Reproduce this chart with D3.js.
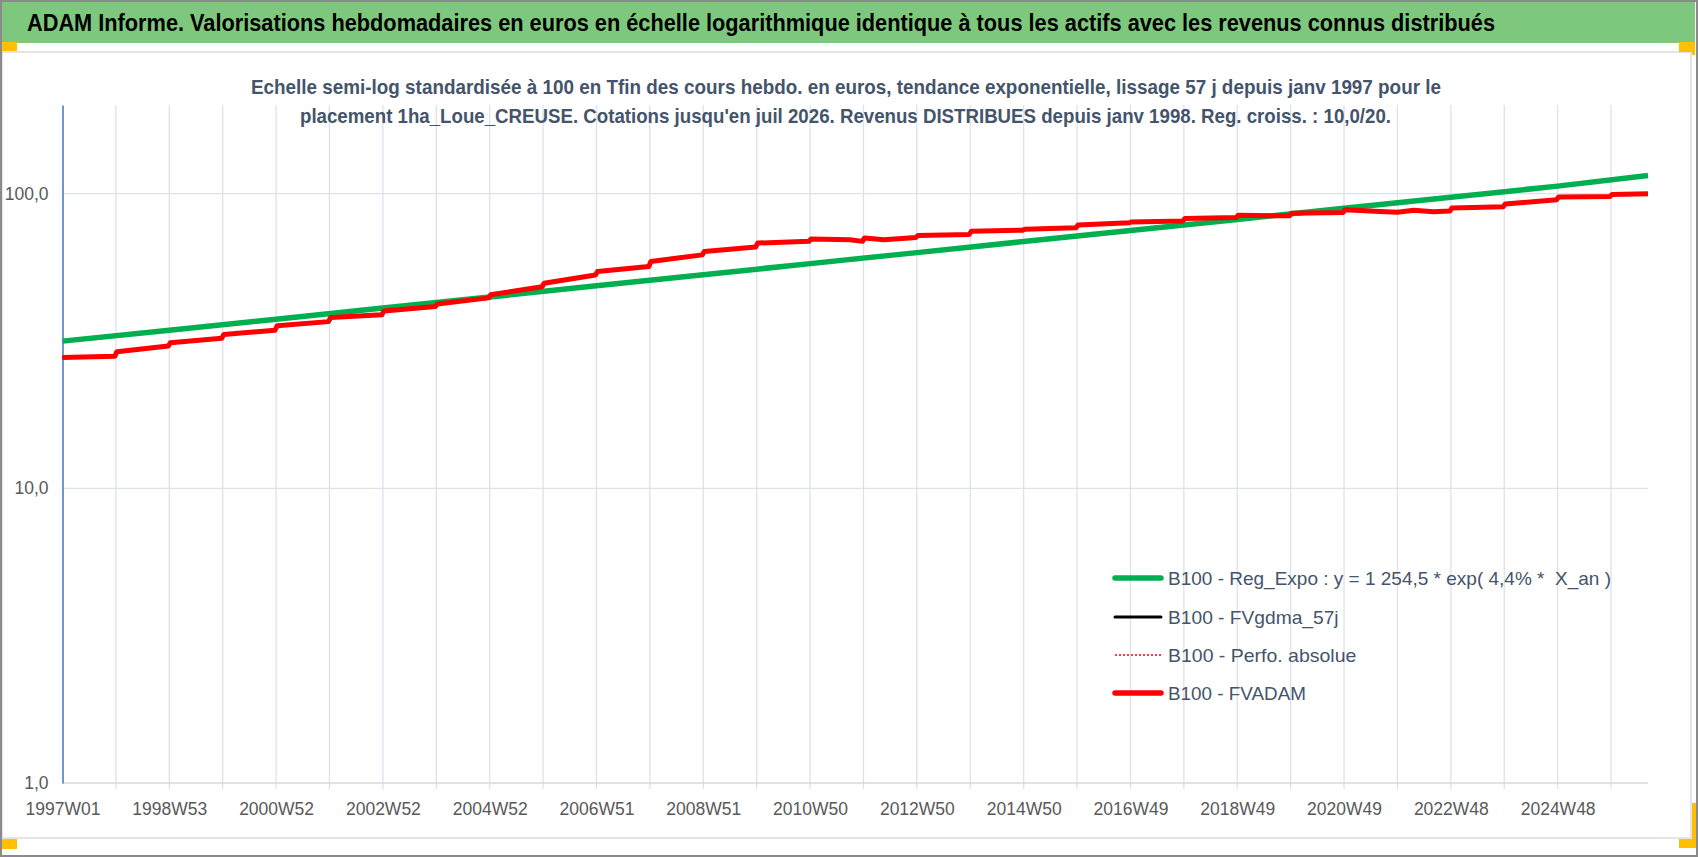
<!DOCTYPE html>
<html><head><meta charset="utf-8">
<script src="https://cdn.jsdelivr.net/npm/d3@7"></script>
<style>
body{margin:0;background:#fff;}
svg{display:block;}
text{white-space:pre;}
</style></head><body>
<svg id="c" width="1698" height="857"></svg>
<script>
// ---------- data ----------
const titleText = "ADAM Informe. Valorisations hebdomadaires en euros en échelle logarithmique identique à tous les actifs avec les revenus connus distribués";
const subtitleLines = [
  "Echelle semi-log standardisée à 100 en Tfin des cours hebdo. en euros, tendance exponentielle, lissage 57 j depuis janv 1997 pour le",
  "placement 1ha_Loue_CREUSE. Cotations jusqu'en juil 2026. Revenus DISTRIBUES depuis janv 1998. Reg. croiss. : 10,0/20."
];
const xTickLabels = ["1997W01","1998W53","2000W52","2002W52","2004W52","2006W51","2008W51","2010W50","2012W50","2014W50","2016W49","2018W49","2020W49","2022W48","2024W48"];
const xTickWeeks  = [0,104,208,312,416,520,624,728,832,936,1040,1144,1248,1352,1456];
const gridWeeks   = [0,52,104,156,208,260,312,364,416,468,520,572,624,676,728,780,832,884,936,988,1040,1092,1144,1196,1248,1300,1352,1404,1456,1508];
const lastWeek = 1544;
const yTicks = [1, 10, 100];
const yMin = 1, yMax = 200;

const legendNames = [
  "B100 - Reg_Expo : y = 1 254,5 * exp( 4,4% *  X_an )",
  "B100 - FVgdma_57j",
  "B100 - Perfo. absolue",
  "B100 - FVADAM"
];

// regression (green) read at the 2-year ticks and at the end
const regWeeks = [0,104,208,312,416,520,624,728,832,936,1040,1144,1248,1352,1456,1544];
const regExpo  = [31.6,34.4,37.5,40.9,44.6,48.7,53.1,57.9,63.1,68.8,75.0,81.8,89.2,97.3,106.1,115.3];

// FVADAM (red), with the yearly steps
const fvWeeks = [0,51,53,103,105,155,157,207,209,259,261,311,313,363,365,415,417,467,469,519,521,571,573,623,625,675,677,727,729,767,779,781,800,831,833,883,885,935,937,987,989,1039,1041,1091,1093,1143,1145,1195,1197,1247,1249,1283,1300,1316,1335,1351,1353,1403,1405,1455,1457,1507,1509,1544];
const fvadam  = [27.8,28.1,29.1,30.4,31.2,32.3,33.3,34.4,35.6,36.8,38.0,38.8,40.0,41.4,42.2,44.3,45.4,48.3,49.7,53.0,54.4,56.6,58.9,62.0,63.6,65.9,68.0,68.9,70.2,69.8,68.9,70.7,69.8,71.0,72.1,72.7,74.6,75.2,75.8,76.6,78.3,79.7,80.2,80.8,82.4,83.0,84.5,84.1,85.9,86.4,88.2,87.0,86.5,87.8,86.8,87.3,89.4,90.3,92.3,95.4,97.4,97.9,99.4,100];
// FVgdma_57j and Perfo. absolue lie under FVADAM in the picture (same readings)
const fvgdma57 = fvadam;
const perfoAbs = fvadam;

// ---------- drawing ----------
const svg = d3.select("#c");
const W = 1698, H = 857;
const plot = {left: 62.5, right: 1648, top: 105, bottom: 783};

const x = d3.scaleLinear().domain([0, lastWeek]).range([plot.left, plot.right]);
const y = d3.scaleLog().domain([yMin, yMax]).range([plot.bottom, plot.top]);

// frame
svg.append("rect").attr("x",0).attr("y",0).attr("width",W).attr("height",H).attr("fill","#fff");
svg.append("rect").attr("x",2).attr("y",2).attr("width",1693).attr("height",41).attr("fill","#7ec87e");
svg.append("rect").attr("x",2).attr("y",52).attr("width",1689).attr("height",786)
   .attr("fill","#fff").attr("stroke","#dcdcdc").attr("stroke-width",1.5);
svg.append("rect").attr("x",1).attr("y",1).attr("width",W-2).attr("height",H-2)
   .attr("fill","none").attr("stroke","#8a8a8a").attr("stroke-width",2);

// yellow corner handles
const yel = "#ffc000";
svg.append("rect").attr("x",2).attr("y",42).attr("width",15).attr("height",9).attr("fill",yel);
svg.append("rect").attr("x",2).attr("y",839).attr("width",15).attr("height",10).attr("fill",yel);
svg.append("rect").attr("x",1679).attr("y",42).attr("width",16).attr("height",10).attr("fill",yel);
svg.append("rect").attr("x",1692).attr("y",42).attr("width",3).attr("height",13).attr("fill",yel);
svg.append("rect").attr("x",1679).attr("y",839).attr("width",17).attr("height",9).attr("fill",yel);
svg.append("rect").attr("x",1692).attr("y",803).attr("width",4).attr("height",45).attr("fill",yel);

// gridlines
const g = svg.append("g");
g.selectAll("line.vg").data(gridWeeks.filter(d=>d>0)).join("line")
  .attr("x1",d=>x(d)).attr("x2",d=>x(d)).attr("y1",plot.top).attr("y2",plot.bottom+6)
  .attr("stroke","#dde2ea").attr("stroke-width",1.3);
g.selectAll("line.hg").data(yTicks.filter(d=>d>yMin)).join("line")
  .attr("x1",plot.left).attr("x2",plot.right).attr("y1",d=>y(d)).attr("y2",d=>y(d))
  .attr("stroke","#dde2ea").attr("stroke-width",1.3);
// x axis line
g.append("line").attr("x1",plot.left).attr("x2",plot.right).attr("y1",plot.bottom).attr("y2",plot.bottom)
  .attr("stroke","#d9d9d9").attr("stroke-width",1.5);

// title
svg.append("text").attr("x",27).attr("y",31)
  .attr("font-family","'Liberation Sans Narrow', 'Liberation Sans', sans-serif")
  .attr("font-weight","bold").attr("font-size",23).attr("fill","#000")
  .attr("textLength",1468).attr("lengthAdjust","spacingAndGlyphs")
  .text(titleText);

// subtitle (drawn over gridlines)
const subX = [251, 300], subY = [94, 122.5], subW = [1190, 1091];
subtitleLines.forEach((s,i)=>{
  svg.append("text").attr("x",subX[i]).attr("y",subY[i])
    .attr("font-family","'Liberation Sans Narrow', 'Liberation Sans', sans-serif")
    .attr("font-weight","bold").attr("font-size",20.5).attr("fill","#44546a")
    .attr("textLength",subW[i]).attr("lengthAdjust","spacingAndGlyphs")
    .text(s);
});

// x axis labels
const xAxis = d3.axisBottom(x).tickValues(xTickWeeks).tickFormat((d,i)=>xTickLabels[i]).tickSize(0).tickPadding(20);
const xg = svg.append("g").attr("transform",`translate(0,${plot.bottom})`).call(xAxis);
xg.select(".domain").remove();
xg.selectAll("text").attr("font-family","'Liberation Sans Narrow', sans-serif").attr("font-size",17.5).attr("fill","#595959");

// y axis
const fr = d3.formatLocale({decimal:",", thousands:" ", grouping:[3], currency:["","€"]});
const yAxis = d3.axisLeft(y).tickValues(yTicks).tickFormat(fr.format(".1f")).tickSize(0).tickPadding(14);
const yg = svg.append("g").attr("transform",`translate(${plot.left},0)`).call(yAxis);
yg.select(".domain").attr("stroke","#4472c4").attr("stroke-width",1.5);
yg.selectAll("text").attr("font-family","'Liberation Sans Narrow', sans-serif").attr("font-size",17.5).attr("fill","#595959");

// series
const lineFn = (ws, vs) => d3.line().x((d,i)=>x(ws[i])).y((d)=>y(d))(vs);
svg.append("path").attr("d", lineFn(regWeeks, regExpo)).attr("fill","none")
  .attr("stroke","#00b050").attr("stroke-width",5.5).attr("stroke-linejoin","round");
svg.append("path").attr("d", lineFn(fvWeeks, fvgdma57)).attr("fill","none")
  .attr("stroke","#000").attr("stroke-width",2.5);
svg.append("path").attr("d", lineFn(fvWeeks, perfoAbs)).attr("fill","none")
  .attr("stroke","#ff0000").attr("stroke-width",1.5).attr("stroke-dasharray","2,2");
svg.append("path").attr("d", lineFn(fvWeeks, fvadam)).attr("fill","none")
  .attr("stroke","#ff0000").attr("stroke-width",5).attr("stroke-linejoin","round");

// legend
const legY = [578, 617, 655, 693];
const legW = [443, 170.6, 188.3, 138];
const legStyle = [
  {c:"#00b050", w:5.5, dash:null},
  {c:"#000000", w:3, dash:null},
  {c:"#ff0000", w:1.5, dash:"2,2"},
  {c:"#ff0000", w:5.5, dash:null}
];
const lg = svg.append("g");
legendNames.forEach((nm,i)=>{
  const ln = lg.append("line").attr("x1",1115).attr("x2",1161).attr("y1",legY[i]).attr("y2",legY[i])
    .attr("stroke",legStyle[i].c).attr("stroke-width",legStyle[i].w);
  if (legStyle[i].dash) ln.attr("stroke-dasharray",legStyle[i].dash);
  else ln.attr("stroke-linecap","round");
  lg.append("text").attr("x",1168).attr("y",legY[i]+7)
    .attr("font-family","'Liberation Sans', sans-serif").attr("font-size",18.5).attr("fill","#44546a")
    .attr("textLength",legW[i]).attr("lengthAdjust","spacingAndGlyphs")
    .text(nm);
});
</script>
</body></html>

....

> _Given request_: Show, from the listing above, each line that contains the word "with".

> _Output_:
Reproduce this chart with D3.js.
// FVADAM (red), with the yearly steps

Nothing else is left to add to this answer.